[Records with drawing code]
○ ○ ○ ○ ○ ○ ○

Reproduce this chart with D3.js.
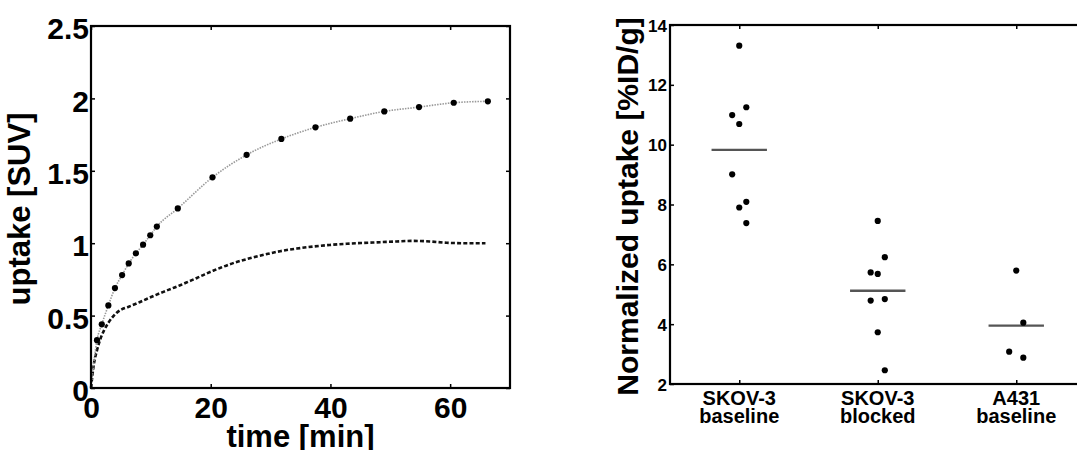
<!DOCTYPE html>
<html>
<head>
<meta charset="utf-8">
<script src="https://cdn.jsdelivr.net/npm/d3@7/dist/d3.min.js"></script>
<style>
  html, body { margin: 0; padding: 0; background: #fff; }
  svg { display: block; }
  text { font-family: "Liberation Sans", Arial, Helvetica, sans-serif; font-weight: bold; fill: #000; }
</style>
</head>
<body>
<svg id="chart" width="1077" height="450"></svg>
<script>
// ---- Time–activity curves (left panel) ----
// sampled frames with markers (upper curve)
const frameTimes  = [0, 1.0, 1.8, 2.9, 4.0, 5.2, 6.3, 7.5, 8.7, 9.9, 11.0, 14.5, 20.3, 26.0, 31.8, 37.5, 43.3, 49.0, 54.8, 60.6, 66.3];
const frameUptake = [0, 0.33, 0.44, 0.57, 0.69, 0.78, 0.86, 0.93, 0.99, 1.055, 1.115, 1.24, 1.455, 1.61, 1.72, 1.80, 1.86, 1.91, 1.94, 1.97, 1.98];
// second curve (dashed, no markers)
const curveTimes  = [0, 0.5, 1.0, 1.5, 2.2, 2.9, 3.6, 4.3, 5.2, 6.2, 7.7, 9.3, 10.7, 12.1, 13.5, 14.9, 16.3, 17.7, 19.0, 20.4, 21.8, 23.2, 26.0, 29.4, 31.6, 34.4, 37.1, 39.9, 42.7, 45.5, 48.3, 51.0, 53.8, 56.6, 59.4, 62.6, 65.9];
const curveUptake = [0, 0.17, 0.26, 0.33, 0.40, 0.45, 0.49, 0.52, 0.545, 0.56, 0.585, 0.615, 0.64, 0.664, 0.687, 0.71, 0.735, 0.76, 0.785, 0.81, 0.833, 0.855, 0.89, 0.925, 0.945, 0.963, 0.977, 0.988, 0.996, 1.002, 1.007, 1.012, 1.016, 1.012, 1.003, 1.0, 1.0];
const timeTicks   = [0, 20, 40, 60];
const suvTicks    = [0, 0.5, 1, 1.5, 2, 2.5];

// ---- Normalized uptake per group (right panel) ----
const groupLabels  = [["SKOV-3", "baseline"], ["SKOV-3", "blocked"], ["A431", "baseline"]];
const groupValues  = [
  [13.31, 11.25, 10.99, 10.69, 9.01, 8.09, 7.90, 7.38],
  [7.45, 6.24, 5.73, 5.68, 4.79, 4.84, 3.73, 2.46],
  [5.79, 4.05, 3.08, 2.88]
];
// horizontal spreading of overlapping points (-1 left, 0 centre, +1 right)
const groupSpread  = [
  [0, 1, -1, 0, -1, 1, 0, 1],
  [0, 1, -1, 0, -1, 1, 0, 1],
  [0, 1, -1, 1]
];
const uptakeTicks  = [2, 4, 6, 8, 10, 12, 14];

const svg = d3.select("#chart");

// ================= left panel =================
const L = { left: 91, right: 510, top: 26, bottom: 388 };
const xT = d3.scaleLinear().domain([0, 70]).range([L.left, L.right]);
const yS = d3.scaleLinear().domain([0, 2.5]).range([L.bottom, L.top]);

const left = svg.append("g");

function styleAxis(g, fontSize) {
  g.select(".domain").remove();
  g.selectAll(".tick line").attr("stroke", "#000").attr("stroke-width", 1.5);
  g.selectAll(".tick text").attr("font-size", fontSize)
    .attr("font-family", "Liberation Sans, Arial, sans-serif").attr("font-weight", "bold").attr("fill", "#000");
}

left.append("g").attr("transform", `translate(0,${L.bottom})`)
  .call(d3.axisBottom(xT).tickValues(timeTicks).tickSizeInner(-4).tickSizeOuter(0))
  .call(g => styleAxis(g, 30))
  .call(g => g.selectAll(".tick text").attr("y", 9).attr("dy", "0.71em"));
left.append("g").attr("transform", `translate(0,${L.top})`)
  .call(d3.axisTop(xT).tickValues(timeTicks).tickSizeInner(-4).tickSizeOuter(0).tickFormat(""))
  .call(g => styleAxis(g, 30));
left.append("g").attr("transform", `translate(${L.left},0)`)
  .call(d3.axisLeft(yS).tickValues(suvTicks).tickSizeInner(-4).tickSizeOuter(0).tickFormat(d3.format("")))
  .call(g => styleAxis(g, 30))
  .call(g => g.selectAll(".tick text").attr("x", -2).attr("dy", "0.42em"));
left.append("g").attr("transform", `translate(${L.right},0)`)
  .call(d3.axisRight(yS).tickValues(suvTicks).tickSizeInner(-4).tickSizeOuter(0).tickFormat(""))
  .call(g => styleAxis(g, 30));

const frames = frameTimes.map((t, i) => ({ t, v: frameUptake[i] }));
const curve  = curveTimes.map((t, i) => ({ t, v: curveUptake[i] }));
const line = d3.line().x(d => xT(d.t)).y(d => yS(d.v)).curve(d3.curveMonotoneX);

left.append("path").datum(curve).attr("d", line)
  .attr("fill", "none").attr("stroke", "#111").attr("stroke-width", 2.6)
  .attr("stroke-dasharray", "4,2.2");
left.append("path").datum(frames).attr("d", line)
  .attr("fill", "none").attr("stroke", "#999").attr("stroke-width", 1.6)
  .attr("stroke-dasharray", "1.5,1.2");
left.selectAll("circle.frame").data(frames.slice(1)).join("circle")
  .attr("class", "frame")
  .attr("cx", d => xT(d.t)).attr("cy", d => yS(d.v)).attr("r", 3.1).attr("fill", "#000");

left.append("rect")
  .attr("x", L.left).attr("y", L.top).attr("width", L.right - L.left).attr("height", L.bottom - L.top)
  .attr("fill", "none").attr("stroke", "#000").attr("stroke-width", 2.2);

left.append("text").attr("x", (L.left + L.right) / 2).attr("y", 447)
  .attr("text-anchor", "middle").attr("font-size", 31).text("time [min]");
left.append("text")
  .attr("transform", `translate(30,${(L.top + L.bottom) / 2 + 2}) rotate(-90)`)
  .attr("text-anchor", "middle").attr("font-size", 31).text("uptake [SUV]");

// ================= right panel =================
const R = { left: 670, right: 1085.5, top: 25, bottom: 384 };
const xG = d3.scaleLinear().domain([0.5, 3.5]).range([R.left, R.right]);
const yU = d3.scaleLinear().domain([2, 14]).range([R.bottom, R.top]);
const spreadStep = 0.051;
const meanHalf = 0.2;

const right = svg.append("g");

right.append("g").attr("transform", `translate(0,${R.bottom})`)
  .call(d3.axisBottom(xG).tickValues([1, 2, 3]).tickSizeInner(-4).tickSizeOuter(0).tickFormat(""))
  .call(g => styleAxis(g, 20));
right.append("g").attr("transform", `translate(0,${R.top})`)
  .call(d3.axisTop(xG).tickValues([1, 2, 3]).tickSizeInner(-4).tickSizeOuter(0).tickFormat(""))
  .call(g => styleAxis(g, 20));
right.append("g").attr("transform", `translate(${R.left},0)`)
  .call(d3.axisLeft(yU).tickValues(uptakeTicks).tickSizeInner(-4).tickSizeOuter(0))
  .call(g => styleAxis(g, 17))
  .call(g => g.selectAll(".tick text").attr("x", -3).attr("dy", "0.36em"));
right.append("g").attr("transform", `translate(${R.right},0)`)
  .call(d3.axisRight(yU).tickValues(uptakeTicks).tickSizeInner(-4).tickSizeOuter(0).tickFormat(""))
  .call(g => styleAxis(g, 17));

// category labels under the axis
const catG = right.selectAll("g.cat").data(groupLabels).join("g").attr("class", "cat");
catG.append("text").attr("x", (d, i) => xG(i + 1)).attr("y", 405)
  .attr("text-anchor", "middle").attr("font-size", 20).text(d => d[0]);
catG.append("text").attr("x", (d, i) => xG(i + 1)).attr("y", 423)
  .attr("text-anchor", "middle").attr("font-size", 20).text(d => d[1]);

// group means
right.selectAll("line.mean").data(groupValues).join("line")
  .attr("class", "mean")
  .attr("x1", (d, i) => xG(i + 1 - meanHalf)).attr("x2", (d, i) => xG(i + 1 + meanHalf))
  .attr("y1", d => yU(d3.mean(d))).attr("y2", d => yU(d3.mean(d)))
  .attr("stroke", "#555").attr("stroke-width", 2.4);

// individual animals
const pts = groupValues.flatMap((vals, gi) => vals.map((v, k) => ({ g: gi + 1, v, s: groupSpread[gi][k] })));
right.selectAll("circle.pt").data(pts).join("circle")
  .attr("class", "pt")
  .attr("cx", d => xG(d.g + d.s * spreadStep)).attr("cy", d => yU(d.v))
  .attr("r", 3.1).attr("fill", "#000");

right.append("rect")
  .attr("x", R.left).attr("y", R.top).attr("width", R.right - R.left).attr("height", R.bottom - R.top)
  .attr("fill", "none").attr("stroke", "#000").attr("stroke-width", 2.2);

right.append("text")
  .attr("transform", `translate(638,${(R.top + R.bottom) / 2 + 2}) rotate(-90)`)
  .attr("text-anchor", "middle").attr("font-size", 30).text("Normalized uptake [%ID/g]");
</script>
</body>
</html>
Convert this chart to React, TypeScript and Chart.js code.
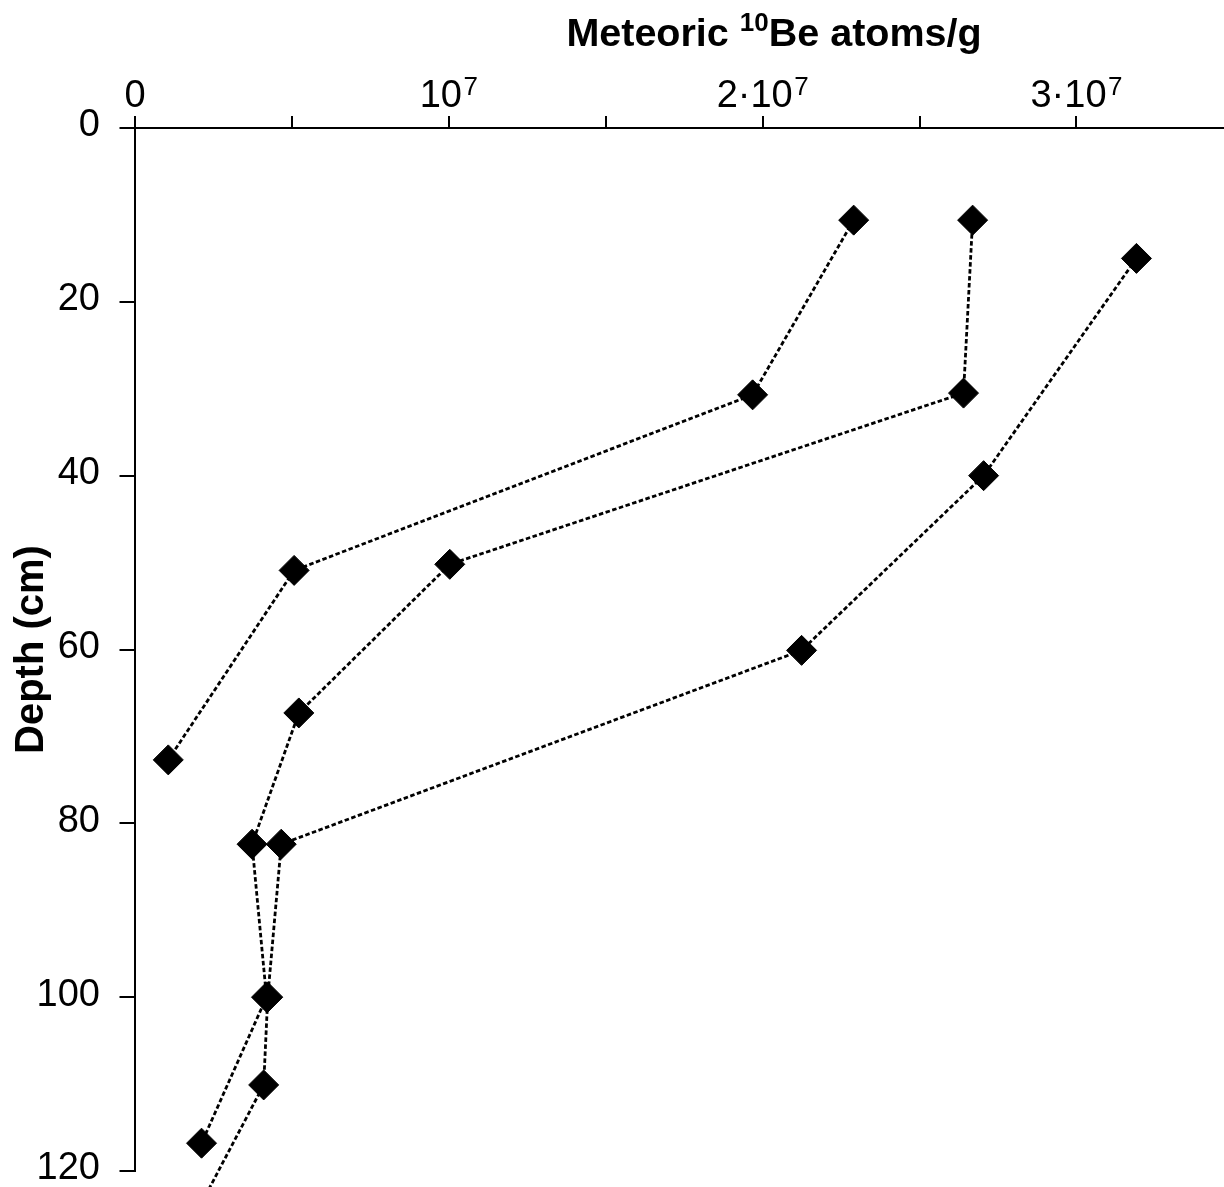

○ ○ ○ ○ ○ ○ ○

Work to complete: Go through the listing above and report how many of its lines contain the word "chart", with only the number as output.

Written response: 4